Wenn ein Theater diesen Stoff auf die Bühne bringen will, so muss es sozusagen an zwei Fronten kämpfen: Es muss nicht nur Capotes Erzähltext in ein Bühnenstück umformen, sondern auch noch gegen die übermächtigen Bilder des Films anspielen.

Was tun, angesichts der Filmbilder? Man sucht sich eine Schauspielerin, die Audrey Hepburn ähnelt und stattet sie mit ihrer Frisur, ihrer Kleidung und möglichst mit ihrem Spiel aus.

Was tun, angesichts der vielen Schauplätze und Zeitsprünge? Man zeigt im Bühnenbild New York als Gesamtrahmen und spielt die Musik der 50er-Jahre ein. Man lässt Fred immer wieder aus der Rolle fallen und erzählen. Er beginnt mit dem Schluss. Alles andere ist Rückblende. Durch seinen Kommentar und durch Lichteffekte wie durch offene Umbauten wird klargestellt, wann, was, wo geschieht. Eine große – zu große – Spielfläche zwischen Sitzmöbeln bietet Möglichkeiten für Szenenwechsel.

Was tun, wenn viele Personen mitspielen? Von den sechs Darstellern treten drei in Mehrfachrollen auf. Schnelles Umziehen ist angesagt.

Was tun, wenn der Bühnentext aus handlungsarmen Dialogen besteht? Regisseur Carsten Ramm lässt die Schauspieler Ersatzhandlungen ausführen, wie man sie aus Boulevardstücken kennt, sie hantieren mit Whiskeyflaschen und -gläsern und rauchen. Die Frauen dürfen auch stricken. Eine wirksame Art, Bewegung in die Szene zu bringen, ist das Tanzen. Davon wird reichlich Gebrauch gemacht.

Bei der zweiten „Front“, der Bühnenfassung, greift die Landesbühne Bruchsal auf eine Broadwayinszenierung von 2013 zurück, also auf eine ganz aktuelle. Diese bewegt sich zwischen der Filmversion und Capotes Text. Der Film handelt von der Liebe eines Schriftstellers zu Holly und endet mit einem happy-endigen Schlusskuss in strömendem Regen.

Capotes Text handelt von der Freundschaft eines schwulen Schriftstellers mit Holly. Beide sind Außenseiter. Die Beziehung endet in melancholischer Entsagung. Die Bühnenfassung wählt einen Mittelweg. Sie lässt den Schriftsteller einen echten Liebhaber sein. Doch er muss entsagen.
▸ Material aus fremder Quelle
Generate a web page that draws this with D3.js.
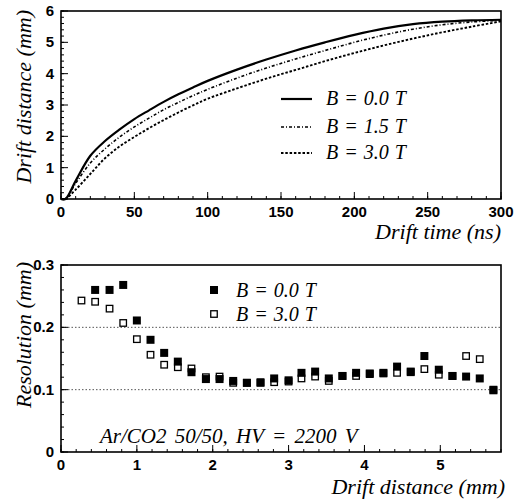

Die Bruchsaler Truppe schlägt sich angesichts der vielen Schwierigkeiten wacker. Die Vielfachrollen werden hinreichend skizziert. Kathrin Berg als Holly bringt einen Hauch von ­Audrey Hepburn herüber. Cornelius Danneberg ist als Fred und als Erzähler immer präsent und Herr der Lage. Szenenbeifall erntet Kathrin Berg, wenn sie zur Gitarre den Filmohrwurm „Moon River“ singt, Danneberg für seine virtuose Gitarrenbegleitung bei einem weiteren Song.

Nicht so überzeugend war das schleppende Tempo des Ganzen. Die schlechte Ausleuchtung der verschiedenen Schauplätze ist wohl eine Folge des schlechten Stadthallenequipments.

Doch das Kirchheimer Publikum war‘s zufrieden, wie der kräftige Schlussbeifall zeigte.